Instructions for the task - Copy out every line of the records where the string "chart" occurs.

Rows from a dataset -
## START

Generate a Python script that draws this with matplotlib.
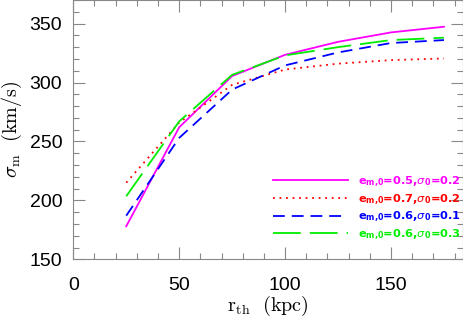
import matplotlib
matplotlib.use("Agg")
import matplotlib.pyplot as plt
from matplotlib.ticker import MultipleLocator

# data
r_th = [25, 50, 75, 100, 125, 150, 175]
sig_a = [178, 262, 305.5, 323.5, 334.5, 342.5, 347.3]   # e=0.5, s0=0.2
sig_b = [215, 266, 298, 311, 316, 319, 320.4]           # e=0.7, s0=0.2
sig_c = [187, 253, 294, 314.5, 325.5, 333.5, 336]       # e=0.6, s0=0.1
sig_d = [203.5, 267, 306.5, 323, 330, 336, 338]         # e=0.6, s0=0.3

labels = [
    r"$\mathbf{e_{m{,}0}}$=0.5,$\sigma_{\mathbf{0}}$=0.2",
    r"$\mathbf{e_{m{,}0}}$=0.7,$\sigma_{\mathbf{0}}$=0.2",
    r"$\mathbf{e_{m{,}0}}$=0.6,$\sigma_{\mathbf{0}}$=0.1",
    r"$\mathbf{e_{m{,}0}}$=0.6,$\sigma_{\mathbf{0}}$=0.3",
]
colors = ["#ff00ff", "#ff0000", "#0000ff", "#00ee00"]
dashes = [None, (1.3, 3.4), (8.5, 5.0), (20, 6.5)]

plt.rcParams["font.family"] = ["Liberation Sans", "DejaVu Sans"]
plt.rcParams["lines.scale_dashes"] = False

fig = plt.figure(figsize=(4.63, 3.2), dpi=100)
ax = fig.add_axes([0.1583, 0.1897, 0.8417, 0.8103])

for ys, c, d, lab in zip([sig_a, sig_b, sig_c, sig_d], colors, dashes, labels):
    line, = ax.plot(r_th, ys, color=c, lw=1.3, label=lab)
    if d is not None:
        line.set_dashes(d)

ax.set_xlim(0, 184)
ax.set_ylim(150, 370)
ax.xaxis.set_major_locator(MultipleLocator(50))
ax.xaxis.set_minor_locator(MultipleLocator(10))
ax.yaxis.set_major_locator(MultipleLocator(50))
ax.yaxis.set_minor_locator(MultipleLocator(10))
ax.tick_params(which="both", direction="in", top=True, right=True,
               color="#888888", labelsize=14, pad=8)
ax.tick_params(axis="x", which="both", pad=13)
ax.tick_params(which="major", length=8.5, width=0.8)
ax.tick_params(which="minor", length=4.3, width=0.8)
for s in ax.spines.values():
    s.set_color("#888888")
    s.set_linewidth(0.8)

ax.set_xlabel(r"$\mathrm{r_{th}\ \ (kpc)}$", fontsize=14.5, math_fontfamily="cm",
              labelpad=0)
ax.set_ylabel(r"$\sigma_{\mathrm{m}}\ \ \mathrm{(km/s)}$", fontsize=14.5,
              math_fontfamily="cm", labelpad=4)

leg = ax.legend(loc="lower right", bbox_to_anchor=(0.995, 0.067), frameon=False,
                prop={"family": "DejaVu Sans", "weight": "bold", "size": 8.2},
                handlelength=6.6, handletextpad=0.9,
                labelspacing=0.28, borderpad=0, borderaxespad=0)
for t, c in zip(leg.get_texts(), colors):
    t.set_color(c)
    t.set_math_fontfamily("dejavusans")

fig.savefig("out.png", dpi=100)
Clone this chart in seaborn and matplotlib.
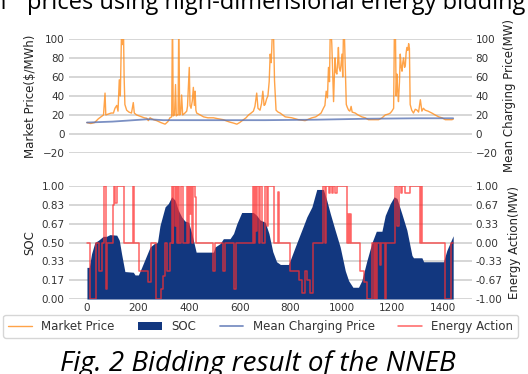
import matplotlib
matplotlib.use('Agg')
import matplotlib.pyplot as plt
import seaborn as sns

price_t = [0, 15, 30, 45, 55, 65, 71, 74, 85, 95, 104, 110, 117, 122, 127, 131, 136, 140, 143, 146,
           149, 156, 165, 175, 182, 186, 195, 205, 215, 225, 235, 241, 248, 254, 262, 274, 290, 307,
           318, 326, 333, 336, 339, 344, 348, 351, 355, 358, 361, 364, 368, 372, 376, 385, 392, 395,
           402, 405, 409, 414, 418, 422, 425, 428, 431, 445, 458, 475, 497, 515, 536, 550, 562, 575,
           589, 600, 615, 625, 635, 645, 654, 660, 667, 672, 680, 686, 691, 696, 700, 706, 711, 716,
           720, 724, 729, 732, 737, 743, 751, 759, 779, 805, 831, 857, 884, 899, 910, 920, 929, 935,
           940, 945, 949, 953, 956, 959, 962, 966, 969, 972, 975, 978, 982, 985, 988, 991, 995, 998,
           1002, 1005, 1008, 1011, 1015, 1019, 1023, 1028, 1033, 1038, 1042, 1054, 1065, 1080, 1093,
           1106, 1125, 1146, 1160, 1172, 1185, 1192, 1198, 1205, 1208, 1211, 1215, 1218, 1221, 1224,
           1228, 1231, 1235, 1238, 1241, 1244, 1248, 1251, 1254, 1257, 1261, 1264, 1267, 1270, 1276,
           1283, 1290, 1297, 1303, 1310, 1316, 1322, 1329, 1340, 1355, 1368, 1382, 1395, 1408, 1420,
           1434, 1439]
market_price = [12, 11, 12, 16, 18, 20, 43, 20, 21, 22, 22, 27, 30, 24, 57, 40, 110, 94, 120, 60,
                31, 25, 23, 22, 33, 22, 20, 19, 18, 17, 16.5, 14, 17, 16, 15, 14, 12, 10.3,
                13, 17, 18, 130, 19, 20, 52, 19, 20, 20, 130, 20, 21, 41, 20, 22, 24, 29,
                70, 30, 27, 35, 49, 30, 45, 25, 22, 20, 18, 17, 17, 16, 15, 13.5, 12.4, 11.5,
                10.3, 12, 15, 17, 20, 22, 24, 29, 43, 27, 25, 32, 45, 30, 31, 37, 40, 55,
                84, 75, 110, 120, 56, 25, 23, 22, 18, 17, 15, 14, 17, 18, 20, 22, 27, 30,
                45, 38, 70, 55, 110, 110, 95, 60, 34, 60, 80, 65, 63, 75, 91, 70, 66, 72,
                84, 60, 110, 110, 70, 31, 28, 25, 24, 29, 23, 22, 20, 18, 17,
                15, 15, 15, 17, 20, 21, 22, 24, 27, 110, 130, 40, 63, 45, 34,
                55, 84, 70, 66, 75, 80, 70, 72, 85, 91, 88, 95, 90, 31, 25,
                22, 26, 25, 23, 36, 24, 27, 25, 24, 22, 20, 18, 17, 15, 15,
                15, 15.5]

mean_t = [0, 100, 240, 300, 500, 700, 900, 1100, 1300, 1439]
mean_price = [12, 13, 15.5, 14.5, 14.5, 14.5, 15, 16, 16.5, 16.5]

soc_t = [0, 9, 18, 31, 45, 64, 77, 90, 117, 127, 136, 149, 182, 189, 202, 215, 248, 264, 277, 287,
         307, 320, 333, 346, 359, 372, 385, 399, 412, 429, 497, 503, 523, 536, 562, 576, 589, 608,
         654, 667, 680, 700, 715, 730, 745, 760, 792, 798, 825, 851, 864, 884, 903, 929, 942, 956,
         975, 995, 1015, 1028, 1045, 1067, 1080, 1100, 1120, 1137, 1159, 1172, 1192, 1207, 1218,
         1237, 1257, 1277, 1283, 1316, 1323, 1401, 1414, 1439]
soc = [0.28, 0.28, 0.40, 0.50, 0.52, 0.555, 0.555, 0.57, 0.565, 0.52, 0.40, 0.243, 0.237, 0.213,
       0.213, 0.28, 0.46, 0.49, 0.50, 0.65, 0.816, 0.846, 0.905, 0.875, 0.786, 0.727, 0.69, 0.68,
       0.58, 0.415, 0.415, 0.46, 0.49, 0.534, 0.534, 0.58, 0.667, 0.766, 0.766, 0.74, 0.70, 0.68,
       0.58, 0.42, 0.33, 0.306, 0.306, 0.34, 0.50, 0.65, 0.727, 0.816, 0.97, 0.97, 0.875, 0.757,
       0.61, 0.46, 0.25, 0.163, 0.104, 0.104, 0.163, 0.34, 0.50, 0.60, 0.60, 0.74, 0.846, 0.905,
       0.89, 0.757, 0.61, 0.386, 0.365, 0.365, 0.33, 0.33, 0.43, 0.56]

# energy action (MW), value holds from each time until the next one
action_t = [0, 12, 34, 47, 58, 68, 74, 80, 102, 108, 112, 118, 145, 182, 185, 205, 240, 250, 272,
            290, 300, 307, 316, 326, 333, 337, 340, 344, 348, 352, 356, 362, 370, 376, 392, 396,
            400, 404, 408, 414, 418, 424, 428, 497, 505, 534, 542, 576, 586, 652, 656, 662, 666,
            670, 676, 680, 686, 700, 708, 712, 735, 752, 755, 798, 835, 844, 857, 864, 877, 887,
            890, 929, 935, 940, 950, 956, 962, 968, 975, 982, 1020, 1027, 1030, 1034, 1038, 1074,
            1090, 1100, 1120, 1126, 1130, 1137, 1141, 1152, 1156, 1172, 1176, 1212, 1220, 1225,
            1232, 1236, 1250, 1270, 1310, 1314, 1318, 1408, 1432, 1439]
action = [0, -1, 0, -0.5, 0, 1, -0.82, 0, 0.67, 1, 0.7, 1, 0, 1, 0, -0.5, -0.7, 0, -1,
          -0.82, -0.6, 0, -0.5, 0, 1, 0, 1, 0.3, 1, 0, 1, 0, 1, 0, 1, 0,
          1, 0.5, 1, 0, 1, 0.8, 0, -0.5, 0, -0.5, 0, -0.82, 0, 1, 0, 1, 0.2,
          1, 0, 1, 0, 1, 0.3, 1, 0, 0.9, 0, -0.5, -0.67, -0.9, -0.5, -0.67, -0.9, -0.5,
          0, 1, 0, 1, 0.87, 1, 0.87, 1, 0.87, 1, 0, 0.5, 0, 0.5, 0, -0.5,
          -0.7, -1, 0, -1, 0, -1, 0, -0.4, 0, -1, 0, 1, 0.3, 1,
          0.87, 1, 0.87, 1, 0, 1, 0, -1, 0, 0]

price_ticks = [-20, 0, 20, 40, 60, 80, 100]
soc_ticks = [0, 1/6, 2/6, 3/6, 4/6, 5/6, 1]
soc_labels = ['0.00', '0.17', '0.33', '0.50', '0.67', '0.83', '1.00']
act_ticks = [-1, -2/3, -1/3, 0, 1/3, 2/3, 1]
act_labels = ['-1.00', '-0.67', '-0.33', '0.00', '0.33', '0.67', '1.00']

sns.set_theme(style='whitegrid')
plt.rcParams['font.family'] = ['DejaVu Sans']

fig = plt.figure(figsize=(5.28, 3.74), dpi=100)
ax1 = fig.add_axes([0.130, 0.591, 0.763, 0.305])
ax2 = fig.add_axes([0.130, 0.2005, 0.763, 0.302], sharex=ax1)
ax1t = ax1.twinx()
ax2t = ax2.twinx()

c_price = '#ff8c1a'
c_soc = '#12377f'
c_mean = '#5a74b4'
c_act = '#ff3030'

sns.lineplot(x=price_t, y=market_price, ax=ax1, color=c_price, lw=1, alpha=0.8, legend=False)
sns.lineplot(x=mean_t, y=mean_price, ax=ax1t, color=c_mean, lw=1.3, alpha=0.8, legend=False)
soc_fill = ax2.fill_between(soc_t, soc, color=c_soc, lw=0)
sns.lineplot(x=action_t, y=action, ax=ax2t, color=c_act, lw=1.1, alpha=0.75,
             drawstyle='steps-post', legend=False)

tick_kw = dict(labelsize=7.5, length=0, pad=3, colors='#333333')
for ax in (ax1, ax1t, ax2, ax2t):
    for s in ax.spines.values():
        s.set_visible(False)
    ax.tick_params(**tick_kw)
    ax.set_xlabel('')
    ax.xaxis.grid(False)

ax1.set_ylim(-20, 100)
ax1t.set_ylim(-20, 100)
ax1.set_yticks(price_ticks)
ax1t.set_yticks(price_ticks)
ax1t.grid(False)
ax1.tick_params(labelbottom=False)
ax1.yaxis.grid(True, color='#d0d0d0', lw=1.2)

ax2.set_ylim(0, 1)
ax2.set_yticks(soc_ticks)
ax2.set_yticklabels(soc_labels)
ax2t.set_ylim(-1, 1)
ax2t.set_yticks(act_ticks)
ax2t.set_yticklabels(act_labels)
ax2t.grid(False)
ax2.yaxis.grid(True, color='#d0d0d0', lw=1.2)
ax2.set_xticks([0, 200, 400, 600, 800, 1000, 1200, 1400])
ax2.set_xlim(-72, 1511)

lab = dict(fontsize=8.5, color='#222222')
ax1.set_ylabel('Market Price($/MWh)', labelpad=4, **lab)
ax1t.set_ylabel('Mean Charging Price(MW)', labelpad=4, **lab)
ax2.set_ylabel('SOC', labelpad=4, **lab)
ax2t.set_ylabel('Energy Action(MW)', labelpad=4, **lab)

handles = [ax1.lines[0], soc_fill, ax1t.lines[0], ax2t.lines[0]]
labels = ['Market Price', 'SOC', 'Mean Charging Price', 'Energy Action']
leg = fig.legend(handles, labels, loc='center', bbox_to_anchor=(0.494, 0.1275), ncol=4,
                 fontsize=8.5, frameon=True, fancybox=True, edgecolor='#cccccc')
for t in leg.get_texts():
    t.set_color('#333333')

# caption below the chart and the cut-off line of body text above it
fig.text(0.489, 0.008, 'Fig. 2 Bidding result of the NNEB', ha='center', va='baseline',
         fontsize=20, style='italic', family=['Open Sans', 'DejaVu Sans'], color='black')
fig.text(0.013, 0.976, 'n', ha='right', va='baseline', fontsize=17,
         family=['Open Sans', 'DejaVu Sans'], color='black')
fig.text(0.051, 0.976, 'prices using high-dimensional energy bidding', ha='left',
         va='baseline', fontsize=17, family=['Open Sans', 'DejaVu Sans'], color='black')

fig.savefig('out.png', dpi=100)
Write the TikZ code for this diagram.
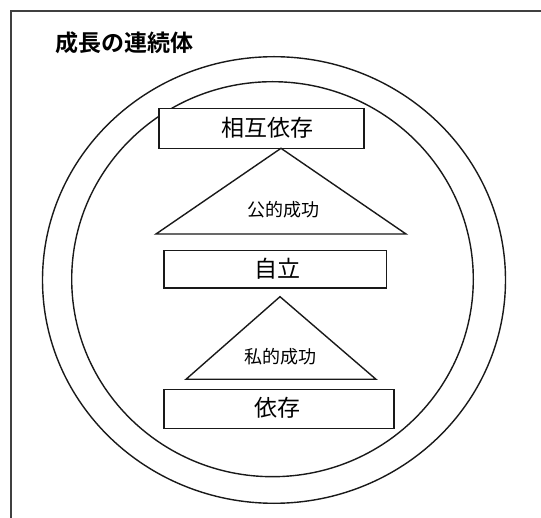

## END

Reply to the task -
Clone this chart in seaborn and matplotlib.
# caption below the chart and the cut-off line of body text above it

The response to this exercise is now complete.